Once you join a super fund and open an account, use it throughout the duration of your stay in Australia. This way, you can bypass the hassle of opening an account every time you change jobs. When you join a super fund, remember to:

Use your passport signature

When you sign a membership application for a super fund, make sure it matches the signature on your passport.

Keep the letters and emails

Once you join a super fund, you’ll receive a welcome pack by post, containing a membership card with your account number on it. Accordingly, when you apply, make sure you use a current postal address or the address of a migration agent, host family or friend with permanent residency, where you know your mail can be received. Also, if you move during the course of your stay in Australia, don’t forget to update your address details with your fund using their member services online, to ensure that you receive your annual statement.

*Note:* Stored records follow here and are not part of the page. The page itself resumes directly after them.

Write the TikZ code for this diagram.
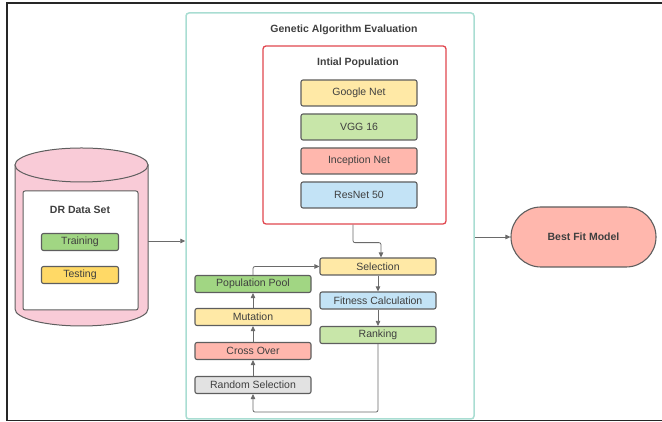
\documentclass[tikz,border=0pt]{standalone}
\usepackage{fontspec}
\setmainfont{Liberation Sans}
\usetikzlibrary{arrows.meta}
\definecolor{txtgray}{HTML}{3F3F3F}
\definecolor{edgegray}{HTML}{5E5E5E}
\definecolor{linkgray}{HTML}{6A6A6A}
\definecolor{cylpink}{HTML}{F9CBD7}
\definecolor{gaframe}{HTML}{A9DDD2}
\definecolor{popframe}{HTML}{E0474F}
\definecolor{grnfill}{HTML}{A1D683}
\definecolor{ltgrnfill}{HTML}{C8E6A9}
\definecolor{yelfill}{HTML}{FFD966}
\definecolor{ltyelfill}{HTML}{FFE9A6}
\definecolor{salfill}{HTML}{FFB7AD}
\definecolor{bluefill}{HTML}{C3E3F6}
\definecolor{grayfill}{HTML}{E2E2E2}
\begin{document}
\begin{tikzpicture}[x=1pt, y=1pt,
  every node/.style={font=\fontsize{10.5}{12}\selectfont, text=txtgray},
  box/.style={draw=edgegray, line width=1.1pt, rounded corners=2pt, inner sep=0pt,
    minimum width=116pt, minimum height=17pt},
  bigbox/.style={box, minimum height=26pt},
  title/.style={font=\fontsize{10.5}{12}\selectfont\bfseries},
  link/.style={draw=linkgray, line width=0.8pt, rounded corners=2pt,
    -{Triangle[length=5pt,width=4.5pt]}}]
  \useasboundingbox (0,0) rectangle (662,422);
  \draw[line width=1.4pt, black!85] (662,419) -- (7,419) -- (7,1.5) -- (662,1.5);

  % data set cylinder
  \draw[draw=edgegray, line width=1pt, fill=cylpink] (15,257) -- (15,113)
    arc[start angle=180, end angle=360, x radius=66.5, y radius=17] -- (148,257) -- cycle;
  \draw[draw=edgegray, line width=1pt, fill=cylpink] (81.5,257) ellipse [x radius=66.5, y radius=17];
  \coordinate (dbside) at (148,181);
  \node[draw=edgegray, line width=1pt, fill=white, rounded corners=2pt,
    minimum width=115pt, minimum height=119pt] (dsbox) at (80.5,171.5) {};
  \node[title] (dstitle) at (80,212) {DR Data Set};
  \node[box, fill=grnfill, minimum width=77pt] (train) at (80,180) {Training};
  \node[box, fill=yelfill, minimum width=77pt] (test) at (80,147) {Testing};

  % genetic algorithm frame
  \node[draw=gaframe, line width=1.5pt, rounded corners=3pt,
    minimum width=288pt, minimum height=406pt] (ga) at (330,206) {};
  \node[title] (gatitle) at (344,392) {Genetic Algorithm Evaluation};
  \node[draw=popframe, line width=1.3pt, rounded corners=3pt,
    minimum width=183pt, minimum height=178pt] (initpop) at (354.5,287) {};
  \node[title] (poptitle) at (358,359) {Intial Population};
  \node[bigbox, fill=ltyelfill] (google) at (359,329) {Google Net};
  \node[bigbox, fill=ltgrnfill] (vgg) at (359,295) {VGG 16};
  \node[bigbox, fill=salfill] (incep) at (359,261) {Inception Net};
  \node[bigbox, fill=bluefill] (resnet) at (359,227) {ResNet 50};

  \node[box, fill=ltyelfill] (sel) at (378,155.5) {Selection};
  \node[box, fill=bluefill] (fit) at (378,121.5) {Fitness Calculation};
  \node[box, fill=ltgrnfill] (rank) at (378,87) {Ranking};
  \node[box, fill=grnfill] (pool) at (253,138) {Population Pool};
  \node[box, fill=ltyelfill] (mut) at (253,105) {Mutation};
  \node[box, fill=salfill] (cross) at (253,71) {Cross Over};
  \node[box, fill=grayfill] (rsel) at (253,37) {Random Selection};

  \node[draw=edgegray, line width=1.1pt, fill=salfill, rounded corners=30pt,
    minimum width=145pt, minimum height=60pt, title] (best) at (583.5,185) {Best Fit Model};

  \draw[link] (dbside) -- (dbside -| ga.west);
  \draw[link] (ga.east |- best.west) -- (best.west);
  \draw[link] ([xshift=-1.5pt]initpop.south) -- ++(0,-18) -| ([xshift=3pt]sel.north);
  \draw[link] (sel) -- (fit);
  \draw[link] (fit) -- (rank);
  \draw[link] (rank.south) -- ++(0,-68) -| (rsel.south);
  \draw[link] (rsel) -- (cross);
  \draw[link] (cross) -- (mut);
  \draw[link] (mut) -- (pool);
  \draw[link] (pool.north) |- (sel.west);
\end{tikzpicture}
\end{document}
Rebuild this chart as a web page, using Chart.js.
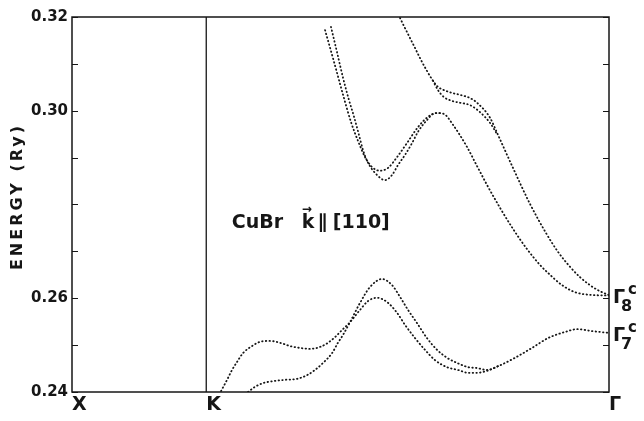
<!DOCTYPE html>
<html>
<head>
<meta charset="utf-8">
<script src="https://cdn.jsdelivr.net/npm/chart.js@4.4.1/dist/chart.umd.min.js"></script>
<style>
  html, body { margin: 0; padding: 0; background: #fff; }
  #wrap { width: 644px; height: 421px; position: relative; }
</style>
</head>
<body>
<div id="wrap"><canvas id="BandChart"></canvas></div>
<script>
// symmetry points along the path, K-Gamma is 3x as long as X-K
var symLabels = ['X', 'K', 'Γ'];
var symPos = [0, 1, 4];

var yTickLabels = [0.24, 0.26, 0.30, 0.32];

// conduction bands (k in path units, E in Ry)
// where two bands merge only one of them is kept to the end
var kA1 = [1.885, 1.952, 2.019, 2.078, 2.130, 2.183, 2.235, 2.294, 2.354, 2.421, 2.495, 2.577, 2.652, 2.719, 2.771, 2.838, 2.942, 3.017, 3.091, 3.188, 3.285, 3.389, 3.486, 3.546, 3.650, 3.747, 3.873, 4.000];
var eA1 = [0.3172, 0.3104, 0.3034, 0.2976, 0.2936, 0.2901, 0.2880, 0.2872, 0.2878, 0.2901, 0.2931, 0.2965, 0.2987, 0.2995, 0.2993, 0.2970, 0.2923, 0.2882, 0.2842, 0.2793, 0.2748, 0.2705, 0.2671, 0.2654, 0.2628, 0.2613, 0.2607, 0.2606];

var kA2 = [1.929, 1.974, 2.019, 2.063, 2.101, 2.138, 2.168, 2.205, 2.272, 2.332, 2.384, 2.428, 2.481, 2.533, 2.577, 2.644, 2.704, 2.756];
var eA2 = [0.3179, 0.3125, 0.3070, 0.3023, 0.2987, 0.2948, 0.2916, 0.2889, 0.2863, 0.2852, 0.2863, 0.2884, 0.2906, 0.2931, 0.2955, 0.2980, 0.2995, 0.2995];

var kB1 = [2.443, 2.495, 2.548, 2.600, 2.644, 2.689, 2.726, 2.771, 2.831, 2.890, 2.965, 3.017, 3.114, 3.166, 3.285, 3.412, 3.531, 3.620, 3.710, 3.784, 3.858, 3.933, 4.000];
var eB1 = [0.3198, 0.3168, 0.3138, 0.3108, 0.3085, 0.3064, 0.3051, 0.3044, 0.3038, 0.3034, 0.3027, 0.3017, 0.2985, 0.2953, 0.2878, 0.2801, 0.2739, 0.2699, 0.2667, 0.2645, 0.2628, 0.2615, 0.2607];

var kB2 = [2.689, 2.726, 2.771, 2.831, 2.890, 2.965, 3.039, 3.114, 3.166];
var eB2 = [0.3064, 0.3044, 0.3029, 0.3021, 0.3017, 0.3012, 0.2997, 0.2974, 0.2950];

var kC1 = [1.110, 1.155, 1.192, 1.229, 1.274, 1.341, 1.400, 1.475, 1.549, 1.624, 1.698, 1.773, 1.847, 1.907, 1.959, 2.011, 2.071, 2.145, 2.205, 2.272, 2.346, 2.421, 2.481, 2.555, 2.629, 2.704, 2.793, 2.875, 2.950, 3.017, 3.091, 3.173];
var eC1 = [0.2402, 0.2426, 0.2447, 0.2464, 0.2483, 0.2498, 0.2507, 0.2509, 0.2505, 0.2498, 0.2494, 0.2492, 0.2496, 0.2505, 0.2517, 0.2532, 0.2549, 0.2575, 0.2594, 0.2601, 0.2592, 0.2569, 0.2543, 0.2515, 0.2490, 0.2468, 0.2453, 0.2447, 0.2441, 0.2441, 0.2445, 0.2455];

var kC2 = [1.311, 1.363, 1.423, 1.497, 1.587, 1.676, 1.751, 1.810, 1.870, 1.937, 1.981, 2.019, 2.071, 2.145, 2.220, 2.309, 2.384, 2.443, 2.503, 2.570, 2.644, 2.719, 2.793, 2.868, 2.950, 3.017, 3.091, 3.173, 3.300, 3.426, 3.546, 3.672, 3.762, 3.873, 4.000];
var eC2 = [0.2400, 0.2411, 0.2419, 0.2423, 0.2426, 0.2428, 0.2436, 0.2447, 0.2462, 0.2483, 0.2505, 0.2522, 0.2549, 0.2590, 0.2624, 0.2641, 0.2628, 0.2603, 0.2575, 0.2547, 0.2515, 0.2490, 0.2473, 0.2462, 0.2453, 0.2451, 0.2447, 0.2455, 0.2473, 0.2494, 0.2515, 0.2528, 0.2534, 0.2530, 0.2526];

// Gamma point levels at the right edge
var gammaSub = ['8', '7'];
var gammaE = [0.2606, 0.2526];

var notePos = [1.19, 0.2761];

var ink = '#161616';
var fam = '"DejaVu Sans", sans-serif';

function pts(k, e) {
  return k.map(function (v, i) { return { x: v, y: e[i] }; });
}

var bands = [[kA1, eA1], [kA2, eA2], [kB1, eB1], [kB2, eB2], [kC1, eC1], [kC2, eC2]];

var framePlugin = {
  id: 'frame',
  afterDatasetsDraw: function (chart) {
    var ctx = chart.ctx, a = chart.chartArea;
    var xs = chart.scales.x, ys = chart.scales.y;
    ctx.save();
    ctx.strokeStyle = ink;
    ctx.fillStyle = ink;
    ctx.lineWidth = 1.5;
    ctx.strokeRect(a.left, a.top, a.right - a.left, a.bottom - a.top);

    // vertical line at K
    var kx = xs.getPixelForValue(symPos[1]);
    ctx.lineWidth = 1.3;
    ctx.beginPath();
    ctx.moveTo(kx, a.top);
    ctx.lineTo(kx, a.bottom);
    ctx.stroke();

    // inward ticks on both sides
    ctx.lineWidth = 1;
    ys.ticks.forEach(function (t) {
      var py = Math.round(ys.getPixelForValue(t.value)) + 0.5;
      ctx.beginPath();
      ctx.moveTo(a.left, py); ctx.lineTo(a.left + 6, py);
      ctx.moveTo(a.right, py); ctx.lineTo(a.right - 6, py);
      ctx.stroke();
    });

    // y title
    ctx.save();
    ctx.translate(18, (a.top + a.bottom) / 2 - 8);
    ctx.rotate(-Math.PI / 2);
    ctx.font = 'bold 16px ' + fam;
    ctx.letterSpacing = '3px';
    ctx.textAlign = 'center';
    ctx.textBaseline = 'middle';
    ctx.fillText('ENERGY (Ry)', 0, 0);
    ctx.restore();

    // annotation: CuBr  k(arrow) || [110]
    var nx = xs.getPixelForValue(notePos[0]);
    var ny = ys.getPixelForValue(notePos[1]);
    ctx.textAlign = 'left';
    ctx.textBaseline = 'middle';
    ctx.font = 'bold 19px ' + fam;
    ctx.fillText('CuBr', nx, ny);
    ctx.fillText('k', nx + 70, ny);
    ctx.fillText('\u2225', nx + 86, ny);
    ctx.fillText('[110]', nx + 101, ny);
    ctx.font = 'bold 12px ' + fam;
    ctx.fillText('\u2192', nx + 70, ny - 13);

    // Gamma labels
    ctx.textBaseline = 'alphabetic';
    gammaE.forEach(function (e, i) {
      var py = ys.getPixelForValue(e);
      var x0 = a.right + 4;
      ctx.font = 'bold 19px ' + fam;
      ctx.fillText('Γ', x0, py + 8);
      ctx.font = 'bold 16px ' + fam;
      ctx.fillText(gammaSub[i], x0 + 8, py + 16);
      ctx.font = 'bold 15px ' + fam;
      ctx.fillText('c', x0 + 15, py - 1);
    });
    ctx.restore();
  }
};

var ctx = document.getElementById('BandChart').getContext('2d');
var BandChart = new Chart(ctx, {
  type: 'line',
  data: {
    datasets: bands.map(function (b) {
      return {
        data: pts(b[0], b[1]),
        borderColor: ink,
        borderWidth: 1.8,
        borderDash: [0.5, 3.2],
        borderCapStyle: 'round',
        pointRadius: 0,
        fill: false,
        cubicInterpolationMode: 'monotone'
      };
    })
  },
  options: {
    responsive: true,
    maintainAspectRatio: false,
    animation: false,
    layout: { padding: { top: 17, right: 35, bottom: 0, left: 0 } },
    plugins: { legend: { display: false }, tooltip: { enabled: false } },
    scales: {
      x: {
        type: 'linear',
        min: symPos[0],
        max: symPos[2],
        grid: { display: false, drawTicks: false },
        border: { display: false },
        afterBuildTicks: function (s) {
          s.ticks = symPos.map(function (v) { return { value: v }; });
        },
        afterFit: function (s) { s.height = 29; },
        ticks: {
          align: 'start',
          padding: 2,
          color: ink,
          autoSkip: false,
          maxRotation: 0,
          font: { family: fam, size: 19, weight: 'bold' },
          callback: function (v) {
            var i = symPos.indexOf(v);
            return i < 0 ? '' : symLabels[i];
          }
        }
      },
      y: {
        min: 0.24,
        max: 0.32,
        grid: { display: false, drawTicks: false },
        border: { display: false },
        afterFit: function (s) { s.width = 72; },
        ticks: {
          stepSize: 0.01,
          padding: 4,
          color: ink,
          autoSkip: false,
          font: { family: fam, size: 15, weight: 'bold' },
          callback: function (v) {
            var r = Math.round(v * 100) / 100;
            return yTickLabels.indexOf(r) < 0 ? '' : r.toFixed(2);
          }
        }
      }
    }
  },
  plugins: [framePlugin]
});
</script>
</body>
</html>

If you change from or to Working Holiday Visa (417 or 462)

It is strongly recommended that if you apply a different visa, you should open a different superannuation account from when you have Working Holiday Visa.

Unfortunately higher working holiday tax rate applies if you use same superannuation account as when you have Working Holiday Visa.

Just before switching the visa, you can open a new different superannuation account. By separating the contributions, different tax rates apply to two superannuation accounts.



Each time your start a new job, nominate your chosen super fund to your employer by providing them with your account details. You can use your membership card or a document that contains them; your employer will deposit your SG payments accordingly, which will gradually accumulate in your account. Occasionally, you may encounter an employer who will not allow you to nominate your own super fund. They may attempt to coerce you into opening a new account with another fund, but this is against the law. Using the same fund continuously puts you in the position to side-step the inconvenience of having super in multiple accounts. If you swich the visa from or to Working Holiday Visa, it is recommended that you should use separate superannuation accounts.


Your super is yours to take home

Your super is your money, in the form of pension savings to live on when you retire. So if you’re not likely to remain in Australia until retirement age, you’re entitled to take your super with you when you leave. A super refund is known as a departing Australia superannuation payment (DASP). To satisfy the eligibility criteria for a DASP, you must have departed Australia permanently, and no longer hold a valid Australian visa. If you’re planning to return again within a year on another visa, or live in Australia, applying for a DASP is not recommended. This is because you wouldn’t satisfy the eligibility requirement of having left Australia permanently. If your plans change, no worries. Just because you’ve previously applied for a DASP, it doesn’t mean you can’t live in Australia again.

On the date your DASP payment is processed, a DASP tax of 65% for working holiday visa holders and 38% for student and business visa holders will be deducted from the balance of your super, as well as a super processing fee. In other words, DASP payments for working holiday visa holders will amount to between approximately 33% and 35% of their super, and for student or business visa holders, approximately 60% and 62%.

Unlike a tax return, which is a legal obligation, applying for a DASP payment is not compulsory; the decision is up to you.

How do I apply for my refund?

Apply for your DASP using Ezy Tax Online Superannuation Refund. Remember, if you apply while your visa is still valid, your application will be rejected automatically. Before applying, make sure you meet the eligibility criteria below.

You can apply for a DASP if:

  • Your visa is no longer valid (including tourist visas)
  • You have departed Australia permanently
  • You have not applied for, or been granted an Australian permanent resident visa

So in the near future, if you’re planning to return to Australia and work on a separate visa, skipping a DASP application is the way to go.